16 October 2023

The most detailed map of the human brain in history has been published

As part of a massive project, scientists have detailed the location and inner workings of 3,300 types of brain cells. And they have only a vague idea of what most of them do. Only a fraction of these new cells were previously known to science. As part of the project, the scientists published 21 new papers in three journals, Science, Science Advances and Science Translational Medicine.

The atlas of the human brain used advanced techniques that had previously mostly been used on animals. The scientists applied transcriptomics, which involves cataloging all the RNA in individual cells (RNA is a genetic molecule that contains instructions for building proteins and performs other important functions).

The researchers also used epigenomics, which involves studying the chemical tags that sit on top of DNA and control the use of genes. The individual studies included in BICCN included data from hundreds of thousands to millions of brain cells .

By combining these methods, researchers have created single-cell-scale maps of the developing and adult human brain, as well as the brains of primates such as monkeys (Callithrix) and macaques (Macaca).

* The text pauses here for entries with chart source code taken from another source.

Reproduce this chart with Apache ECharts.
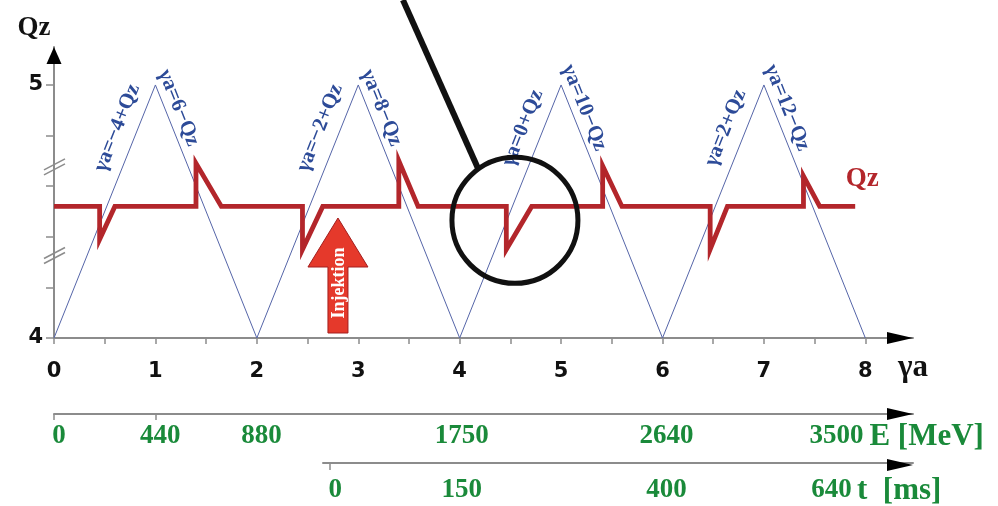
<!DOCTYPE html>
<html>
<head>
<meta charset="utf-8">
<script src="https://cdn.jsdelivr.net/npm/echarts@6/dist/echarts.min.js"></script>
<style>
  html, body { margin: 0; padding: 0; background: #ffffff; }
  #chart { width: 998px; height: 506px; }
</style>
</head>
<body>
<div id="chart"></div>
<script>
// γa axis
const gaTicks = [0, 0.5, 1, 1.5, 2, 2.5, 3, 3.5, 4, 4.5, 5, 5.5, 6, 6.5, 7, 7.5, 8];
const gaLabels = [0, 1, 2, 3, 4, 5, 6, 7, 8];
// Qz axis
const qzTicks = [4, 4.2, 4.4, 4.6, 4.8, 5];
const qzLabels = [4, 5];

// depolarising resonances: γa = n + Qz (rising) and γa = m − Qz (falling)
const risingN = [-4, -2, 0, 2];
const fallingM = [6, 8, 10, 12];

// vertical tune Qz during the energy ramp (tune jumps at each resonance)
const qzGa  = [0, 0.45, 0.45, 0.60, 1.40, 1.40, 1.65, 2.45, 2.45, 2.65, 3.40, 3.40, 3.59,
               4.46, 4.46, 4.71, 5.41, 5.41, 5.60, 6.47, 6.47, 6.64, 7.39, 7.39, 7.55, 7.90];
const qzVal = [4.52, 4.52, 4.39, 4.52, 4.52, 4.69, 4.52, 4.52, 4.35, 4.52, 4.52, 4.70, 4.52,
               4.52, 4.35, 4.52, 4.52, 4.68, 4.52, 4.52, 4.35, 4.52, 4.52, 4.64, 4.52, 4.52];

// beam energy scale (γa = E / 440.65 MeV)
const MEV_PER_GA = 440.65;
const energyLabels = [0, 440, 880, 1750, 2640, 3500];
const energyTicks = [0, 440];

// time after injection and the energy reached at that time
const timeMs = [0, 150, 400, 640];
const timeEnergy = [1200, 1750, 2640, 3500];

// ---- layout ----
const GRID_LEFT = 54, GRID_RIGHT = 85, GRID_TOP = 47, GRID_BOTTOM = 168;
const GA_MAX = 8.47, QZ_MIN = 4, QZ_MAX = 5.15;
const T_LEFT = 323;
const plotW = 998 - GRID_LEFT - GRID_RIGHT;
const tMinMeV = GA_MAX * (T_LEFT - GRID_LEFT) / plotW * MEV_PER_GA;

const AXIS_GREY = '#8c8c8c';
const BLUE = '#5565a8';
const BLUE_TEXT = '#2d4b98';
const RED = '#b3262b';
const GREEN = '#1a8a3a';
const SERIF = '"Liberation Serif", "DejaVu Serif", serif';
const SANS = '"DejaVu Sans", sans-serif';

const chart = echarts.init(document.getElementById('chart'), null, { renderer: 'canvas' });

const resonanceSeries = [];
risingN.forEach(n => {
  resonanceSeries.push({
    type: 'line', xAxisIndex: 0, yAxisIndex: 0, showSymbol: false, silent: true, z: 2,
    lineStyle: { color: BLUE, width: 1 },
    data: [[n + QZ_MIN, QZ_MIN], [n + 5, 5]]
  });
});
fallingM.forEach(m => {
  resonanceSeries.push({
    type: 'line', xAxisIndex: 0, yAxisIndex: 0, showSymbol: false, silent: true, z: 2,
    lineStyle: { color: BLUE, width: 1 },
    data: [[m - 5, 5], [m - QZ_MIN, QZ_MIN]]
  });
});

const greenLabel = (shiftLast) => ({
  color: GREEN,
  fontFamily: SERIF,
  fontWeight: 'bold',
  fontSize: 27,
  rich: {
    n: { color: GREEN, fontFamily: SERIF, fontWeight: 'bold', fontSize: 27, padding: [0, 0, 0, 10] },
    last: { color: GREEN, fontFamily: SERIF, fontWeight: 'bold', fontSize: 27, padding: [0, shiftLast, 0, 0] }
  }
});

chart.setOption({
  animation: false,
  backgroundColor: '#ffffff',
  grid: [
    { left: GRID_LEFT, right: GRID_RIGHT, top: GRID_TOP, bottom: GRID_BOTTOM, containLabel: false },
    { left: T_LEFT, right: GRID_RIGHT, top: 400, bottom: 41, containLabel: false }
  ],
  xAxis: [
    {
      type: 'value', gridIndex: 0, min: 0, max: GA_MAX,
      name: 'γa', nameLocation: 'end', nameGap: -15,
      nameTextStyle: { fontFamily: SERIF, fontWeight: 'bold', fontSize: 31, color: '#111',
                       verticalAlign: 'top', align: 'left', padding: [14, 0, 0, 0] },
      axisLine: { show: true, onZero: false, lineStyle: { color: AXIS_GREY, width: 2 } },
      axisTick: { show: true, customValues: gaTicks, length: 6, lineStyle: { color: AXIS_GREY, width: 1.5 } },
      axisLabel: { customValues: gaLabels, margin: 23, fontFamily: SANS, fontWeight: 'bold', fontSize: 21, color: '#111' },
      splitLine: { show: false }
    },
    {
      type: 'value', gridIndex: 0, position: 'bottom', offset: 76, min: 0, max: GA_MAX * MEV_PER_GA,
      name: 'E [MeV]', nameLocation: 'end', nameGap: -46,
      nameTextStyle: { fontFamily: SERIF, fontWeight: 'bold', fontSize: 31, color: GREEN,
                       verticalAlign: 'top', align: 'left', padding: [7, 0, 0, 0] },
      axisLine: { show: true, onZero: false, lineStyle: { color: AXIS_GREY, width: 2 } },
      axisTick: { show: true, customValues: energyTicks, length: 6, lineStyle: { color: AXIS_GREY, width: 1.5 } },
      axisLabel: Object.assign(greenLabel(46), {
        customValues: energyLabels, margin: 9,
        formatter: v => (v === energyLabels[energyLabels.length - 1] ? '{last|' + v + '}' : '{n|' + v + '}')
      }),
      splitLine: { show: false }
    },
    {
      type: 'value', gridIndex: 1, position: 'bottom', min: tMinMeV, max: GA_MAX * MEV_PER_GA,
      name: 't  [ms]', nameLocation: 'end', nameGap: -56,
      nameTextStyle: { fontFamily: SERIF, fontWeight: 'bold', fontSize: 31, color: GREEN,
                       verticalAlign: 'top', align: 'left', padding: [12, 0, 0, 0] },
      axisLine: { show: true, onZero: false, lineStyle: { color: AXIS_GREY, width: 2 } },
      axisTick: { show: true, customValues: [timeEnergy[0]], length: 7, lineStyle: { color: AXIS_GREY, width: 1.5 } },
      axisLabel: Object.assign(greenLabel(56), {
        customValues: timeEnergy, margin: 14,
        formatter: v => {
          const i = timeEnergy.indexOf(v);
          return i === timeEnergy.length - 1 ? '{last|' + timeMs[i] + '}' : '{n|' + timeMs[i] + '}';
        }
      }),
      splitLine: { show: false }
    }
  ],
  yAxis: [
    {
      type: 'value', gridIndex: 0, min: QZ_MIN, max: QZ_MAX,
      name: 'Qz', nameLocation: 'end', nameGap: 5,
      nameTextStyle: { fontFamily: SERIF, fontWeight: 'bold', fontSize: 27, color: '#111', padding: [0, 40, 0, 0] },
      axisLine: { show: true, onZero: false, lineStyle: { color: AXIS_GREY, width: 2 } },
      axisTick: { show: true, customValues: qzTicks, length: 8, lineStyle: { color: AXIS_GREY, width: 1.5 } },
      axisLabel: { customValues: qzLabels, margin: 11, fontFamily: SANS, fontWeight: 'bold', fontSize: 21, color: '#111' },
      splitLine: { show: false }
    },
    { type: 'value', gridIndex: 1, show: false, min: 0, max: 1 }
  ],
  series: resonanceSeries.concat([
    {
      type: 'line', xAxisIndex: 0, yAxisIndex: 0, showSymbol: false, silent: true, z: 5,
      lineStyle: { color: RED, width: 4.8, join: 'miter', cap: 'butt' },
      data: qzGa.map((g, i) => [g, qzVal[i]])
    }
  ])
});

// ---- annotations placed in data coordinates ----
const px = (g, q) => chart.convertToPixel({ gridIndex: 0 }, [g, q]);
const graphics = [];

// arrow heads at the axis ends
const xEnd = px(GA_MAX, QZ_MIN);
const yEnd = px(0, QZ_MAX);
const arrowH = (x, y) => ({
  type: 'polygon', z: 50, silent: true,
  shape: { points: [[x - 26, y - 6], [x, y], [x - 26, y + 6]] },
  style: { fill: '#000' }
});
graphics.push(arrowH(xEnd[0], xEnd[1]));
graphics.push(arrowH(xEnd[0], xEnd[1] + 76));
graphics.push(arrowH(xEnd[0], 506 - 41));
graphics.push({
  type: 'polygon', z: 50, silent: true,
  shape: { points: [[yEnd[0] - 7.5, yEnd[1] + 17], [yEnd[0], yEnd[1]], [yEnd[0] + 7.5, yEnd[1] + 17]] },
  style: { fill: '#000' }
});

// axis break marks on the Qz axis
[4.68, 4.33].forEach(q => {
  const p = px(0, q);
  [0, 5].forEach(d => {
    graphics.push({
      type: 'line', z: 50, silent: true,
      shape: { x1: p[0] - 10, y1: p[1] + 4 + d, x2: p[0] + 11, y2: p[1] - 7 + d },
      style: { stroke: AXIS_GREY, lineWidth: 1.5 }
    });
  });
});

// resonance labels along the lines
const rot = Math.atan((px(0, 4)[1] - px(0, 5)[1]) / (px(1, 4)[0] - px(0, 4)[0]));
const fmtN = n => (n < 0 ? '−' + (-n) : String(n));
risingN.forEach(n => {
  const q = 4.83;
  const p = px(n + q, q);
  graphics.push({
    type: 'text', z: 40, silent: true, x: p[0] - 21, y: p[1], rotation: rot,
    style: { text: 'γa=' + fmtN(n) + '+Qz', x: 0, y: 0, align: 'center', verticalAlign: 'middle',
             fill: BLUE_TEXT, font: 'bold 21px ' + SERIF }
  });
});
fallingM.forEach(m => {
  const q = 4.91;
  const p = px(m - q, q);
  graphics.push({
    type: 'text', z: 40, silent: true, x: p[0] + 14, y: p[1], rotation: -rot,
    style: { text: 'γa=' + m + '−Qz', x: 0, y: 0, align: 'center', verticalAlign: 'middle',
             fill: BLUE_TEXT, font: 'bold 21px ' + SERIF }
  });
});

// series label
const qzEnd = px(qzGa[qzGa.length - 1], qzVal[qzVal.length - 1]);
graphics.push({
  type: 'text', z: 40, silent: true, x: qzEnd[0] + 7, y: qzEnd[1] - 27,
  style: { text: 'Qz', x: 0, y: 0, align: 'center', verticalAlign: 'middle', fill: RED, font: 'bold 27px ' + SERIF }
});

// injection arrow
const inj = px(2.8, QZ_MIN);
const ix = inj[0], iy = inj[1] - 5;
graphics.push({
  type: 'polygon', z: 30, silent: true,
  shape: { points: [[ix - 10, iy], [ix - 10, iy - 66], [ix - 30, iy - 66], [ix, iy - 115],
                    [ix + 30, iy - 66], [ix + 10, iy - 66], [ix + 10, iy]] },
  style: { fill: '#e5392b', stroke: '#a31e1e', lineWidth: 1 }
});
graphics.push({
  type: 'text', z: 31, silent: true, x: ix + 1, y: iy - 50, rotation: Math.PI / 2,
  style: { text: 'Injektion', x: 0, y: 0, align: 'center', verticalAlign: 'middle', fill: '#ffffff', font: 'bold 18px ' + SERIF }
});

// magnifier circle around the injection-time resonance crossing
const c = px(4.545, 4.465);
graphics.push({
  type: 'circle', z: 60, silent: true,
  shape: { cx: c[0], cy: c[1], r: 63 },
  style: { fill: 'none', stroke: '#111', lineWidth: 5 }
});
graphics.push({
  type: 'line', z: 60, silent: true,
  shape: { x1: c[0] - 112, y1: 0, x2: c[0] - 37, y2: c[1] - 52 },
  style: { stroke: '#111', lineWidth: 6 }
});

chart.setOption({ graphic: graphics });
</script>
</body>
</html>
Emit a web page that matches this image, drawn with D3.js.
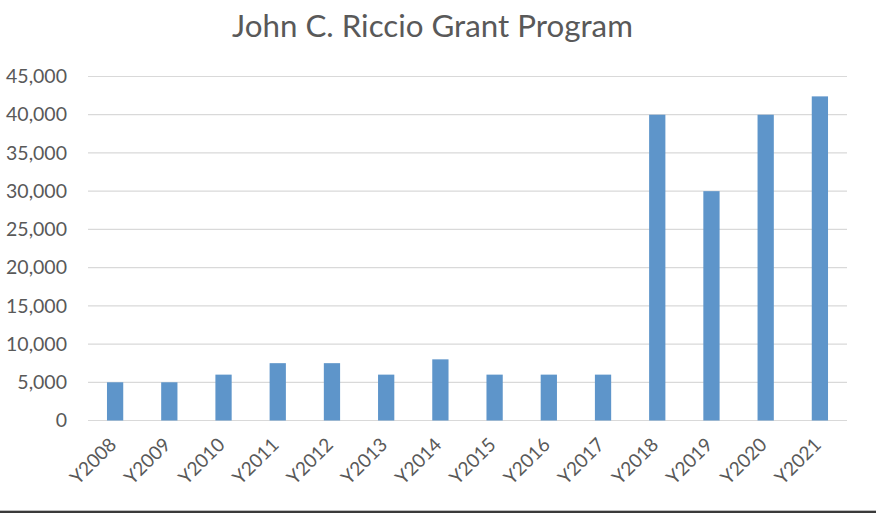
<!DOCTYPE html>
<html><head><meta charset="utf-8">
<script src="https://cdn.jsdelivr.net/npm/d3@7"></script>
<style>
html,body{margin:0;padding:0;background:#fff;}
svg{display:block;}
</style></head>
<body>
<script>
const categories = ["Y2008","Y2009","Y2010","Y2011","Y2012","Y2013","Y2014","Y2015","Y2016","Y2017","Y2018","Y2019","Y2020","Y2021"];
const values = [5000,5000,6000,7500,7500,6000,8000,6000,6000,6000,40000,30000,40000,42400];
const yTicks = [0,5000,10000,15000,20000,25000,30000,35000,40000,45000];
const title = "John C. Riccio Grant Program";

const W = 876, H = 513;
const font = "Lato, 'Open Sans', sans-serif";
const textColor = "#595959";
const svg = d3.select("body").append("svg").attr("width", W).attr("height", H);
svg.append("rect").attr("width", W).attr("height", H).attr("fill", "#fff");

const mLeft = 88, mRight = 847, mTop = 76.5, mBottom = 420.5;
const x = d3.scaleBand().domain(categories).range([mLeft, mRight]).paddingInner(0.7).paddingOuter(0.35);
const y = d3.scaleLinear().domain([0, 45000]).range([mBottom, mTop]);

// gridlines
svg.append("g").selectAll("line").data(yTicks).join("line")
  .attr("x1", mLeft).attr("x2", mRight)
  .attr("y1", d => y(d)).attr("y2", d => y(d))
  .attr("stroke", "#d9d9d9").attr("stroke-width", 1.2);

// bars
svg.append("g").selectAll("rect").data(values).join("rect")
  .attr("x", (d, i) => x(categories[i]))
  .attr("width", x.bandwidth())
  .attr("y", d => y(d))
  .attr("height", d => y(0) - y(d))
  .attr("fill", "#5e95ca");

// y axis
const yAxis = d3.axisLeft(y).tickValues(yTicks).tickSize(0).tickPadding(0)
  .tickFormat(d3.format(","));
const gy = svg.append("g").attr("transform", `translate(${mLeft - 21},0)`).call(yAxis);
gy.select(".domain").remove();
gy.selectAll("text").attr("font-family", font).attr("font-size", 19.5).attr("fill", textColor);

// x axis
const xAxis = d3.axisBottom(x).tickSize(0).tickPadding(0);
const gx = svg.append("g").attr("transform", `translate(0,${mBottom})`).call(xAxis);
gx.select(".domain").remove();
gx.selectAll("text")
  .attr("font-family", font).attr("font-size", 19).attr("fill", textColor)
  .attr("text-anchor", "end")
  .attr("dy", null).attr("y", 0)
  .attr("transform", "translate(-1,22) rotate(-45)")
  .attr("dominant-baseline", "middle");

// title
svg.append("text").attr("x", 432.5).attr("y", 37).attr("text-anchor", "middle")
  .attr("font-family", font).attr("font-size", 31.3).attr("fill", textColor).text(title);

// bottom border
svg.append("rect").attr("x", 0).attr("y", H - 2).attr("width", W).attr("height", 2).attr("fill", "#3a3a3a");
svg.append("rect").attr("x", 0).attr("y", H - 3).attr("width", W).attr("height", 1).attr("fill", "#bdbdbd");
</script>
</body></html>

In some studies, scientists have also examined the brains of chimpanzees (Pan troglodytes) and gorillas (Gorilla).

This allowed for a direct comparison between the brains of humans and non-human primates and showed that many cell types found in our brains are also found in chimpanzees and gorillas, The New York Times reported. But while we have the same cell types, the gene activity of these cells in humans and apes is markedly different, and that changes how these cells work together.

"It's actually the connections - the way these cells talk to each other - that differentiate us from chimpanzees," Trygve Bakken, a neuroscientist at the Allen Institute who worked on the primate research, told the Times.

"This is not just an atlas," Ed Lane, a neurobiologist at the Allen Institute for Brain Research and lead author of five papers, told MIT Technology Review. "The project opens up a whole new field. You can now look into the brains of species at extremely high cellular resolution. This has not normally been possible in the past."

The research was conducted as part of a National Institutes of Health project known as Brain Research through Advancing Innovative Neurotechnologies or BICCN. It was launched in 2017; the goal is to catalog cells found in the brains of mice, humans, and monkeys.